November 18, 2009 12:48 pm

Peter Handley

So true, SEO misinformation seems to be easier to find sometimes than the good stuff. Requires filtering and testing lots of information and theories to find what what works – not just “how many times we can write Britney Spears or Michael Jackson into the metadata”

November 18, 2009 1:22 pm

Dean Cruddace

If only Britney knew her true potential ;) <== bad joke.
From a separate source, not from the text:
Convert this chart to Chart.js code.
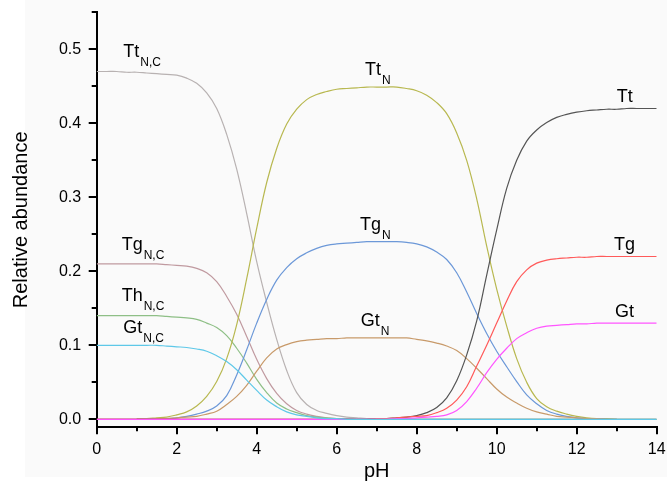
<!DOCTYPE html>
<html><head><meta charset="utf-8">
<script src="https://cdn.jsdelivr.net/npm/chart.js@4.4.0/dist/chart.umd.min.js"></script>
<style>html,body{margin:0;padding:0;background:#fff}#wrap{width:667px;height:489px;position:relative}</style>
</head><body><div id="wrap"><canvas id="c" width="667" height="489"></canvas></div>
<script>
// ---- data ----
const pH = [0,0.25,0.5,0.75,1,1.25,1.5,1.75,2,2.25,2.5,2.75,3,3.25,3.5,3.75,4,4.25,4.5,4.75,5,5.25,5.5,5.75,6,6.25,6.5,6.75,7,7.25,7.5,7.75,8,8.25,8.5,8.75,9,9.25,9.5,9.75,10,10.25,10.5,10.75,11,11.25,11.5,11.75,12,12.25,12.5,12.75,13,13.25,13.5,13.75,14];
const xTicks = [0,2,4,6,8,10,12,14];
const xMinorTicks = [1,3,5,7,9,11,13];
const yTicks = [0,0.1,0.2,0.3,0.4,0.5];
const yMinorTicks = [0.05,0.15,0.25,0.35,0.45,0.55];

const TtNC = [0.470,0.470,0.470,0.469,0.469,0.468,0.467,0.466,0.465,0.461,0.454,0.441,0.420,0.385,0.338,0.278,0.213,0.158,0.108,0.066,0.036,0.020,0.012,0.008,0.005,0.003,0.002,0.001,0.001,
  0,0,0,0,0,0,0,0,0,0,0,0,0,0,0,0,0,0,0,0,0,0,0,0,0,0,0,0];
const TgNC = [0.210,0.210,0.210,0.210,0.210,0.210,0.210,0.209,0.208,0.207,0.204,0.198,0.186,0.166,0.142,0.112,0.081,0.055,0.035,0.021,0.012,0.007,0.004,0.002,0.001,0.001,
  0,0,0,0,0,0,0,0,0,0,0,0,0,0,0,0,0,0,0,0,0,0,0,0,0,0,0,0,0,0,0];
const ThNC = [0.140,0.140,0.140,0.140,0.140,0.140,0.140,0.139,0.138,0.137,0.135,0.130,0.124,0.113,0.096,0.076,0.054,0.036,0.022,0.014,0.009,0.005,0.003,0.002,0.001,0.001,
  0,0,0,0,0,0,0,0,0,0,0,0,0,0,0,0,0,0,0,0,0,0,0,0,0,0,0,0,0,0,0];
const GtNC = [0.100,0.100,0.100,0.100,0.100,0.100,0.100,0.099,0.098,0.097,0.095,0.092,0.086,0.078,0.067,0.053,0.039,0.026,0.017,0.010,0.006,0.004,0.002,0.001,0.001,
  0,0,0,0,0,0,0,0,0,0,0,0,0,0,0,0,0,0,0,0,0,0,0,0,0,0,0,0,0,0,0,0];
const TtN  = [null,null,null,null,0.001,0.001,0.002,0.003,0.006,0.010,0.018,0.031,0.051,0.082,0.128,0.190,0.258,0.320,0.366,0.399,0.419,0.432,0.439,0.443,0.446,0.447,0.448,0.449,0.449,0.449,0.449,0.447,
  0.444,0.438,0.428,0.413,0.387,0.350,0.298,0.234,0.176,0.126,0.082,0.050,0.028,0.017,0.011,0.007,0.004,0.002,0.001,0.001,0,null,null,null,null];
const TgN  = [null,null,null,null,0,0,0.001,0.001,0.002,0.004,0.007,0.011,0.018,0.032,0.060,0.094,0.130,0.162,0.188,0.205,0.217,0.225,0.231,0.235,0.237,0.238,0.239,0.240,0.240,0.240,0.240,0.239,
  0.237,0.233,0.226,0.216,0.198,0.172,0.143,0.116,0.092,0.071,0.051,0.033,0.021,0.012,0.007,0.004,0.002,0.001,0.001,0,0,null,null,null,null];
const GtN  = [0,0,0,0,0,0,0.001,0.001,0.002,0.003,0.004,0.007,0.011,0.020,0.031,0.046,0.065,0.083,0.095,0.101,0.105,0.107,0.108,0.109,0.109,0.110,0.110,0.110,0.110,0.110,0.110,0.110,
  0.108,0.106,0.103,0.099,0.093,0.082,0.069,0.055,0.041,0.030,0.022,0.015,0.010,0.007,0.004,0.003,0.002,0.001,0.001,0,0,null,null,null,null];
const Tt   = [0,0,0,0,0,0,0,0,0,0,0,0,0,0,0,0,0,0,0,0,0,0,0,0,0,0,0,0,0.001,0.001,0.002,0.003,
  0.005,0.009,0.016,0.029,0.052,0.087,0.133,0.195,0.256,0.312,0.350,0.376,0.391,0.401,0.408,0.412,0.415,0.417,0.418,0.419,0.419,0.420,0.420,0.420,0.420];
const Tg   = [0,0,0,0,0,0,0,0,0,0,0,0,0,0,0,0,0,0,0,0,0,0,0,0,0,0,0,0,0.001,0.001,0.002,0.003,
  0.004,0.005,0.009,0.015,0.026,0.044,0.072,0.100,0.130,0.160,0.186,0.202,0.211,0.215,0.217,0.218,0.219,0.219,0.220,0.220,0.220,0.220,0.220,0.220,0.220];
const Gt   = [0,0,0,0,0,0,0,0,0,0,0,0,0,0,0,0,0,0,0,0,0,0,0,0,0,0,0,0,0,0,0.001,0.001,
  0.002,0.003,0.004,0.006,0.012,0.024,0.042,0.063,0.081,0.096,0.109,0.117,0.123,0.126,0.127,0.128,0.129,0.129,0.130,0.130,0.130,0.130,0.130,0.130,0.130];

// curve labels: main text, subscript, anchor in data units (pH, abundance)
const curveLabels = [
  {main:'Tt', sub:'N,C', x:0.665, y:0.490},
  {main:'Tg', sub:'N,C', x:0.625, y:0.2288},
  {main:'Th', sub:'N,C', x:0.625, y:0.1599},
  {main:'Gt', sub:'N,C', x:0.665, y:0.1162},
  {main:'Tt', sub:'N',   x:6.71,  y:0.4653},
  {main:'Tg', sub:'N',   x:6.58,  y:0.2558},
  {main:'Gt', sub:'N',   x:6.60,  y:0.1261},
  {main:'Tt', sub:'',    x:13.0,  y:0.4292},
  {main:'Tg', sub:'',    x:12.93, y:0.2288},
  {main:'Gt', sub:'',    x:12.96, y:0.1386}
];

const FONT = '"Liberation Sans", Arial, sans-serif';

function series(arr){ return pH.map((x,i)=>({x:x, y:arr[i]})); }
function ds(label, arr, color){
  return {label, data: series(arr), borderColor: color, backgroundColor: color,
    borderWidth: 1.2, pointRadius: 0, tension: 0.4, fill: false, spanGaps: false};
}

const bgPlugin = {
  id:'bg',
  beforeDraw(chart){
    const c = chart.ctx;
    c.save();
    c.fillStyle = '#ffffff'; c.fillRect(0,0,chart.width,chart.height);
    c.fillStyle = '#fafafa'; c.fillRect(25,0,chart.width-25,477);
    c.restore();
  }
};

const decoPlugin = {
  id:'deco',
  afterDraw(chart){
    const c = chart.ctx, xs = chart.scales.x, ys = chart.scales.y;
    c.save();
    c.strokeStyle = '#000'; c.lineWidth = 2;
    const bottom = chart.chartArea.bottom, left = chart.chartArea.left;
    xMinorTicks.forEach(v=>{
      const px = Math.round(xs.getPixelForValue(v));
      c.beginPath(); c.moveTo(px, bottom); c.lineTo(px, bottom+4); c.stroke();
    });
    yMinorTicks.forEach(v=>{
      const py = Math.round(ys.getPixelForValue(v));
      c.beginPath(); c.moveTo(left-5, py); c.lineTo(left, py); c.stroke();
    });
    c.fillStyle = '#000';
    c.textBaseline = 'alphabetic';
    c.textAlign = 'left';
    curveLabels.forEach(l=>{
      const px = xs.getPixelForValue(l.x), py = ys.getPixelForValue(l.y);
      c.font = '18px ' + FONT;
      c.fillText(l.main, px, py);
      const w = c.measureText(l.main).width;
      if (l.sub){
        c.font = '12px ' + FONT;
        c.fillText(l.sub, px + w + 1, py + 9);
      }
    });
    c.restore();
  }
};

new Chart(document.getElementById('c'), {
  type:'line',
  data:{
    datasets:[
      ds('GtN,C', GtNC, '#5ec8e8'),
      ds('Gt', Gt, '#ff55ff'),
      ds('Tg', Tg, '#ff5a5a'),
      ds('Tt', Tt, '#555555'),
      ds('GtN', GtN, '#c89a6a'),
      ds('TgN', TgN, '#6c98d8'),
      ds('TtN', TtN, '#b8b850'),
      ds('ThN,C', ThNC, '#8ebf86'),
      ds('TgN,C', TgNC, '#c09aa0'),
      ds('TtN,C', TtNC, '#b8b2b2')
    ]
  },
  options:{
    responsive:false, animation:false, devicePixelRatio:1,
    layout:{padding:{top:12.3, right:10.3, left:0, bottom:0}},
    plugins:{legend:{display:false}, tooltip:{enabled:false}},
    scales:{
      x:{
        type:'linear', min:0, max:14,
        afterBuildTicks(s){ s.ticks = xTicks.map(v=>({value:v})); },
        afterFit(s){ s.height = 61.7; s.paddingLeft = 0; s.paddingRight = 0; s.paddingTop = 0; s.paddingBottom = 0; },
        grid:{drawOnChartArea:false, drawTicks:true, tickLength:7, color:'#000', lineWidth:2},
        border:{display:true, color:'#000', width:2},
        ticks:{color:'#000', font:{family:FONT, size:16}, padding:6, maxRotation:0, autoSkip:false},
        title:{display:true, text:'pH', color:'#000', font:{family:FONT, size:20}, padding:{top:0, bottom:5.9}}
      },
      y:{
        type:'linear', min:-0.0108, max:0.55,
        afterBuildTicks(s){ s.ticks = yTicks.map(v=>({value:v})); },
        afterFit(s){ s.width = 96.7; s.paddingLeft = 0; s.paddingRight = 0; s.paddingTop = 0; s.paddingBottom = 0; },
        grid:{drawOnChartArea:false, drawTicks:true, tickLength:8, color:'#000', lineWidth:2},
        border:{display:true, color:'#000', width:2},
        ticks:{color:'#000', font:{family:FONT, size:16}, padding:7.5, callback:(v)=>v.toFixed(1)},
        title:{display:true, text:'Relative abundance', color:'#000', font:{family:FONT, size:20}, padding:{top:9.4, bottom:0}}
      }
    }
  },
  plugins:[bgPlugin, decoPlugin]
});
</script>
</body></html>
I have to agree there is a lot of misinformation out there and as an seo`s we have to constantly analyze and adapt but big brand followers will always take their word as gospel without researching, maybe there is a minority that will go on to research further but on the whole i agree, too much misinformation.

November 18, 2009 1:32 pm

Carps

Bang on the money. I think that perception will always lag reality – in the same way that some people will just equate “marketing” with “douchebags wearing square glasses” regardless how successful marketing campaigns are.

Of course, for SEO there is so much legacy information still kicking around that we’ll never get from under it. Best just to suck it up and crack on…

November 18, 2009 11:15 pm

admin

Cheers guys, you’re probably right Paul – there’s not a lot we can do about it, I guess. :(

November 19, 2009 3:39 pm

admin

I know what you mean Malcolm, I’ve never tested it but I’d be surprised if it tripped any kind of filter – I bet that sort of link distribution happens all the time, it’s probably quite natural in most cases. More natural than giving a free paid link to your mum, I guess :)

November 19, 2009 3:26 pm

malcolm coles

Spammer ;) you’ll be linking to my mum for no money next.

On “don’t link to and from the same site repeatedly – this is known as link spamming”, this brought to mind the video Matt Cutts has just released – the one about whether it’s a good idea to link to every press mention of yourself or whether this will look like reciprocal links and lead to a penalty.

Video is here: http://www.youtube.com/watch?v=mO01nH31clU&feature=channel but he doesn’t really answer the question.

Has anyone any experience of this? I want to link to a bunch of people who took part in my cervical cancer jab campaign: http://www.malcolmcoles.co.uk/blog/cervical-cancer-jab-please-hel/

Problem is, they all link to the same NHS page. Do you think this will trip any sort of filter (ie I link to 50 pages, all 50 of those pages link to one other page)?

I can see why it would look suspiscious. Or am I embuing google with too much insight?

November 20, 2009 8:45 pm

SEO Up Here in Toronto

Like most very successful online business, SEO has so much misinformation because the really good SEO’s don’t share their secrets so widely, it is the spammers and ‘fake’ SEO’s that offer ‘Dick and Jane’s Link Pyramid’ scheme that brag the most.

December 1, 2009 9:12 am

Melinda

Your summary of “SEO mainly comes down to 3 things” at the end is great, I’ve never read what SEO really is explained so clearly in language that everyone can understand!

December 31, 2009 8:15 am

Nikki

Great explanation of what SEO really is! I’ve been doing some extensive research on SEO and search marketing local, and I have found some very useless information amongst my search. But, I will say I have found a keeper on this one! Thanks for such great content!